*WHAT YOU HAVE TO DO*: Leaving the pictures out, print the lines from the first line of the listing through the line containing "plt.rcParams['font.family'] = ['Liberation", exactly as they read, and no others.

*SOURCE EXCERPT*:

● ● ● ● ● ● ●

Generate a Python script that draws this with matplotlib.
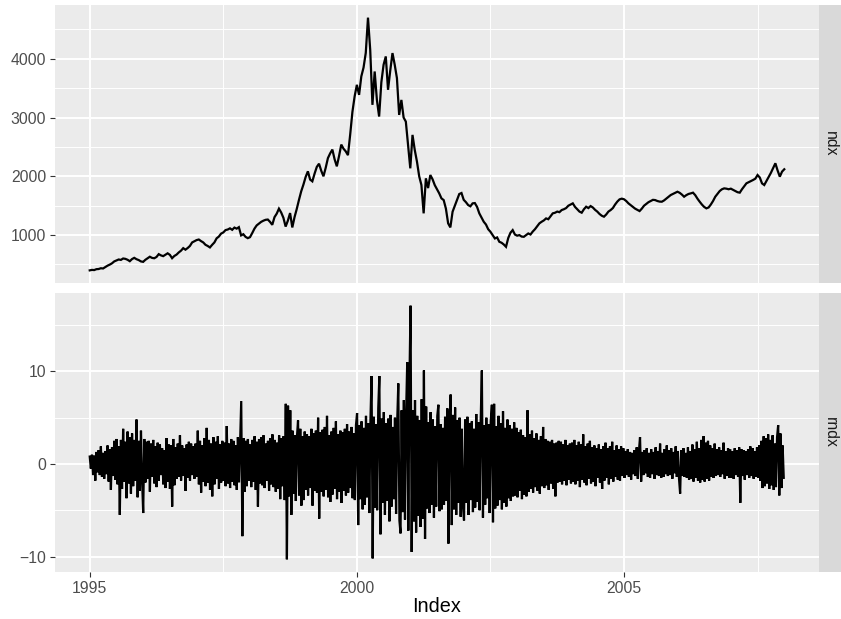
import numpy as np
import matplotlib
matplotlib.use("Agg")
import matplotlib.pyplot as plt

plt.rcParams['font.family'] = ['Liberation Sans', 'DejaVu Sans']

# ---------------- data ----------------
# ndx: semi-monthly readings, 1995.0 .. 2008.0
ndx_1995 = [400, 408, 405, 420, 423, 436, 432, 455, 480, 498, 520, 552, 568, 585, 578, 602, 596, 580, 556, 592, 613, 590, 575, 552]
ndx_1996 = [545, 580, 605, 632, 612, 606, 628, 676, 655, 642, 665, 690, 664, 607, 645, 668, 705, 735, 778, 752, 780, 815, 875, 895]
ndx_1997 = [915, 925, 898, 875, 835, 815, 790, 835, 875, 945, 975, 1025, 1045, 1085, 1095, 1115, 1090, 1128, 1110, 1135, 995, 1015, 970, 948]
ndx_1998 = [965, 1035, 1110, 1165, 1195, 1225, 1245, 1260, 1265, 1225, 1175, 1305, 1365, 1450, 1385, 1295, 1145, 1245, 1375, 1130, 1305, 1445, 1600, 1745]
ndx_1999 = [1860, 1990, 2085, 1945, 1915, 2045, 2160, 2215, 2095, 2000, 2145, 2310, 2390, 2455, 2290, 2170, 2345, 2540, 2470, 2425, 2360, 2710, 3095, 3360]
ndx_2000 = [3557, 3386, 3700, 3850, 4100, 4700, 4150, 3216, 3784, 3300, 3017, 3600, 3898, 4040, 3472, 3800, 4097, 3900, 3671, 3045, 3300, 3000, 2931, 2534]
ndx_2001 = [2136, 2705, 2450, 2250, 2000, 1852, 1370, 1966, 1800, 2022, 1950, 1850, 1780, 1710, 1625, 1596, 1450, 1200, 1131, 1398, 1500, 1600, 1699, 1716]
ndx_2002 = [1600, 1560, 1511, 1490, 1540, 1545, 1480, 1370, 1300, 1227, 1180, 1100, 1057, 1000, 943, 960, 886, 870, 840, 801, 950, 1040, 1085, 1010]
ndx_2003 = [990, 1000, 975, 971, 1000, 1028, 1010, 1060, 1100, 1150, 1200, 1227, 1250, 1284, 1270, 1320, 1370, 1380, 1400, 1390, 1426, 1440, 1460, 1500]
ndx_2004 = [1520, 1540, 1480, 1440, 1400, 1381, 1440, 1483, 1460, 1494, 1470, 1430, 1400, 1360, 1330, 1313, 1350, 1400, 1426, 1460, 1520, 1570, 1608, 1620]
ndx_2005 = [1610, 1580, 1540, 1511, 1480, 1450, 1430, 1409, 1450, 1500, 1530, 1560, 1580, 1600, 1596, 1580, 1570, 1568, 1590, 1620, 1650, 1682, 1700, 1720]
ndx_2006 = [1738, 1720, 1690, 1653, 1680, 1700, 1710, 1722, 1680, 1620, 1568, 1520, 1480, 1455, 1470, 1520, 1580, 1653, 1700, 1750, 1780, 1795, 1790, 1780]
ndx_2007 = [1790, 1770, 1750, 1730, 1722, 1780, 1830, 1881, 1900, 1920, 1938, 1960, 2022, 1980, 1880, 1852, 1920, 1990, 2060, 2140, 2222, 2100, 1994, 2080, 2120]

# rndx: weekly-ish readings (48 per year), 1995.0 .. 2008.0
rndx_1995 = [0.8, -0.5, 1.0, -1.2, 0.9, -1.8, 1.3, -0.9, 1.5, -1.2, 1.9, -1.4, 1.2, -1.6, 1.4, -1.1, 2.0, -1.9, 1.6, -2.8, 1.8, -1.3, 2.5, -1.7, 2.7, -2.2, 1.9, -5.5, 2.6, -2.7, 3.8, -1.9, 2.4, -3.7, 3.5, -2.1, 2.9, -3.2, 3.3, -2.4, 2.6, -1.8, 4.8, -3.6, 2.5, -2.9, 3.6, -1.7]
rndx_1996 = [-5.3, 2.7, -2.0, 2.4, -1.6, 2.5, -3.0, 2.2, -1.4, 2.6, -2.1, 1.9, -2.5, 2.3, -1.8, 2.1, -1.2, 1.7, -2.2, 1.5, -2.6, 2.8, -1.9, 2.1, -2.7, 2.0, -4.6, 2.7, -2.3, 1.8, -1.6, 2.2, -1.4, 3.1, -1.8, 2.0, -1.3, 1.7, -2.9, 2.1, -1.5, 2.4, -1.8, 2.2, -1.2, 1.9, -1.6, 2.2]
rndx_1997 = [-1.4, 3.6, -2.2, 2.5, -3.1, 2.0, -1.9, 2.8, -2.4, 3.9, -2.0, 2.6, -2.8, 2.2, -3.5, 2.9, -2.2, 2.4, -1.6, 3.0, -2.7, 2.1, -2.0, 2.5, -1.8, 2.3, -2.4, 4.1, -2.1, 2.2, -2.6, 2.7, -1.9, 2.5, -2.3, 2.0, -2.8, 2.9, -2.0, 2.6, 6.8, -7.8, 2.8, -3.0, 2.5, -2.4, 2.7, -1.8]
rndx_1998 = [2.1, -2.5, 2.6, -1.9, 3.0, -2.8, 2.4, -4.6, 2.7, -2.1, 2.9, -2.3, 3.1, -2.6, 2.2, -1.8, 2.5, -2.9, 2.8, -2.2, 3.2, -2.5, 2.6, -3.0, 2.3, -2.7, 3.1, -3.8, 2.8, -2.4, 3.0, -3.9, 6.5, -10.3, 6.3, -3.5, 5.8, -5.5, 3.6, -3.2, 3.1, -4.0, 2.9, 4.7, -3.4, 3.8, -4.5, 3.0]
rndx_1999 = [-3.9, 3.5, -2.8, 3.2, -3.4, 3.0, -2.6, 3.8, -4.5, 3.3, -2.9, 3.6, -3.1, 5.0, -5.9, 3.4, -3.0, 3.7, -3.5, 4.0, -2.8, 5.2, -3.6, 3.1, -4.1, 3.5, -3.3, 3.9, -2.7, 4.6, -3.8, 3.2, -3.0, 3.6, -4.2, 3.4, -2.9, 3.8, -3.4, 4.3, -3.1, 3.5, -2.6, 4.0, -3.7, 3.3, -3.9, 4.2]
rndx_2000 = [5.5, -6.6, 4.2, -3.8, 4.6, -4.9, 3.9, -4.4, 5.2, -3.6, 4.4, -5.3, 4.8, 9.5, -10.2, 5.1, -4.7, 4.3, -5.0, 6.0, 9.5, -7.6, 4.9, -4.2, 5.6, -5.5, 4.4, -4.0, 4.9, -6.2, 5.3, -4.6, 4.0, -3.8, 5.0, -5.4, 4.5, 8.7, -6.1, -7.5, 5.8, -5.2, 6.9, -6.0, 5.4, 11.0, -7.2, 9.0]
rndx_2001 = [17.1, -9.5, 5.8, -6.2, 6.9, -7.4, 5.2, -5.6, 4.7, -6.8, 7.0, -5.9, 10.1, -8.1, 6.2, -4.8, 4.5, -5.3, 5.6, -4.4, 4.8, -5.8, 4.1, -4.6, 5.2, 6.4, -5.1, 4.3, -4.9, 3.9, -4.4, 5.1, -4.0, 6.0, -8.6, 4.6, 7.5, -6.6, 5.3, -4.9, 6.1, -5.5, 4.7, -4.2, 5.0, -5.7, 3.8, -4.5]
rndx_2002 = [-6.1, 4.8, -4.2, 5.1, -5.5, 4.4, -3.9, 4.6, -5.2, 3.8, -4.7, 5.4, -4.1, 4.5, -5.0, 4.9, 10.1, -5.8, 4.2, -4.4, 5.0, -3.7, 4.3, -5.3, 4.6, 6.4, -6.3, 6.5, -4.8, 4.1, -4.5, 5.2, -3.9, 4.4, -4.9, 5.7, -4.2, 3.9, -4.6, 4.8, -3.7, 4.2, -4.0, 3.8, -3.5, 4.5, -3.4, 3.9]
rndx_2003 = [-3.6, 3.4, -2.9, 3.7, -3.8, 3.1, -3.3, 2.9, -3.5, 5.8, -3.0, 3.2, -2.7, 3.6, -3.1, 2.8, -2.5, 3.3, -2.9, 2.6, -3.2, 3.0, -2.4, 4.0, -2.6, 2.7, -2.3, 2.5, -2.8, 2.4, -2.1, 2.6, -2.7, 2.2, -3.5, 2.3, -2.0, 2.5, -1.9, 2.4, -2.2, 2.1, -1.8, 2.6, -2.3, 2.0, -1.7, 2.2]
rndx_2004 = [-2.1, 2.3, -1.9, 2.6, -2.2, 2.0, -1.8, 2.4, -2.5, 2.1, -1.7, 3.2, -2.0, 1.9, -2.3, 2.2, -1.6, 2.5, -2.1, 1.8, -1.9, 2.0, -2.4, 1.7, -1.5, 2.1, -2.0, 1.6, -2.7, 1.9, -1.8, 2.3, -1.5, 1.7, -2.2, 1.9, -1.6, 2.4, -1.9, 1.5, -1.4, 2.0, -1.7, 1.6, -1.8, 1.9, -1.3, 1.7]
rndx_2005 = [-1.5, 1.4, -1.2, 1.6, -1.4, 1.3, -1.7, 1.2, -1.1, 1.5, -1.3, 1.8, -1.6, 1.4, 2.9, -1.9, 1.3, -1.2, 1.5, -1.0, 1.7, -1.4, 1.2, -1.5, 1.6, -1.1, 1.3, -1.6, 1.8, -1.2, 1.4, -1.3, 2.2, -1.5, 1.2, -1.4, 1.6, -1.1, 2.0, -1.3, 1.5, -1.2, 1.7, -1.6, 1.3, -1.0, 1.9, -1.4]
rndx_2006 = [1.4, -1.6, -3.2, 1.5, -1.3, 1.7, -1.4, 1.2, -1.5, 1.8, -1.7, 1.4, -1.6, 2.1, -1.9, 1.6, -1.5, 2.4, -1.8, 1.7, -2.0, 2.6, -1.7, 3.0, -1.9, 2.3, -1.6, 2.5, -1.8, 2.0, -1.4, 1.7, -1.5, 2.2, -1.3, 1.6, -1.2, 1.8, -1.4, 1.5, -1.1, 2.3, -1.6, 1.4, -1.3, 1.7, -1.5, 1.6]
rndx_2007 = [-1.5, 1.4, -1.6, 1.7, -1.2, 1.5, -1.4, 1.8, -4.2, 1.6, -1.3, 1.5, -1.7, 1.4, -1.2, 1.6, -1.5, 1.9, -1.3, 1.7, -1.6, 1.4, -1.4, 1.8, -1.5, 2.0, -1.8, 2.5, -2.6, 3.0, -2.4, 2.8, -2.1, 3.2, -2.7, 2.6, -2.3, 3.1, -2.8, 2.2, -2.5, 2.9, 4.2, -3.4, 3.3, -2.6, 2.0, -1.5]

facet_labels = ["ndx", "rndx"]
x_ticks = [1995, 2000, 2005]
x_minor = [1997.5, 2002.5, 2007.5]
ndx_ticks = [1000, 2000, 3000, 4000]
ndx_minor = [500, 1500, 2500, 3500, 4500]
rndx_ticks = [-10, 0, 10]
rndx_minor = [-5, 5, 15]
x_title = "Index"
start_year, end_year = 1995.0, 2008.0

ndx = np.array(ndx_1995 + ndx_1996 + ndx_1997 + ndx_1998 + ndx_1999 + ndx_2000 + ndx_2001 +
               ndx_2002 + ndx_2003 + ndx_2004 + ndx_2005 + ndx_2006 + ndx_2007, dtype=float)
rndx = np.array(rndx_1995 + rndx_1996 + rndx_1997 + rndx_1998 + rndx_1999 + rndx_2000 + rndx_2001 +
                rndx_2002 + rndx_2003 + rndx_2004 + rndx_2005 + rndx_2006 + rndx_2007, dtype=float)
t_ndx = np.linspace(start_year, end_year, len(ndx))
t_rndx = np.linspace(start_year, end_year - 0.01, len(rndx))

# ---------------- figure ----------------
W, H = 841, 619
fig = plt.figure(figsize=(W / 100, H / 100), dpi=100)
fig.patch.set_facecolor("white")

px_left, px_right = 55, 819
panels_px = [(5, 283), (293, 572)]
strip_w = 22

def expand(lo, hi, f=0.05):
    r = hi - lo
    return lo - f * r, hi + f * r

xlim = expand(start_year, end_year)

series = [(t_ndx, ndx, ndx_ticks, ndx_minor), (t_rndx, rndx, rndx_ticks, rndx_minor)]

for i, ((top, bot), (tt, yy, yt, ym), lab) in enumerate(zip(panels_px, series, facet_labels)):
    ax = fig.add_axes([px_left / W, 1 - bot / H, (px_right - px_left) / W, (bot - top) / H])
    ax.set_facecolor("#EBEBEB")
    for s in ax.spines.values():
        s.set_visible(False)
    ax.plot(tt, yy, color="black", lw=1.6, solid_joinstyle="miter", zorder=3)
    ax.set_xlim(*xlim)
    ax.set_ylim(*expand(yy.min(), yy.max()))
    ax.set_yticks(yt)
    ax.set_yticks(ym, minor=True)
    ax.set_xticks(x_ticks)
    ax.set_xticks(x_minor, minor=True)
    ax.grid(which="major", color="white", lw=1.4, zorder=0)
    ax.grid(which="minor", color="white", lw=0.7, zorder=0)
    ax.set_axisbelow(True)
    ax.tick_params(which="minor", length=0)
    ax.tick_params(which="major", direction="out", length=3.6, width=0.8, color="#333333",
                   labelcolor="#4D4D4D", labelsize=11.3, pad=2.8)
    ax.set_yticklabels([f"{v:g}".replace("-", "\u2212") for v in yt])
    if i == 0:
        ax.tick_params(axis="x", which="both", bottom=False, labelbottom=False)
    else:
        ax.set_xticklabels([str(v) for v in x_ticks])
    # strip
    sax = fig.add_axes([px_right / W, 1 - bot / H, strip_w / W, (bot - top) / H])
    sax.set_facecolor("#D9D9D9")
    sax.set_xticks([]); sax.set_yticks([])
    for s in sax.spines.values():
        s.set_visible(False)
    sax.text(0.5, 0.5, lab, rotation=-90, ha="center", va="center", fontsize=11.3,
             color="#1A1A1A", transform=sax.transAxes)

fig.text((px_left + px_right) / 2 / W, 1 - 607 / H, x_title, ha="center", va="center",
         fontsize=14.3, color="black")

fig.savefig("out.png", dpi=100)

● ● ● ● ● ● ●

*COMPLETE RESPONSE*:
Generate a Python script that draws this with matplotlib.
import numpy as np
import matplotlib
matplotlib.use("Agg")
import matplotlib.pyplot as plt

plt.rcParams['font.family'] = ['Liberation Sans', 'DejaVu Sans']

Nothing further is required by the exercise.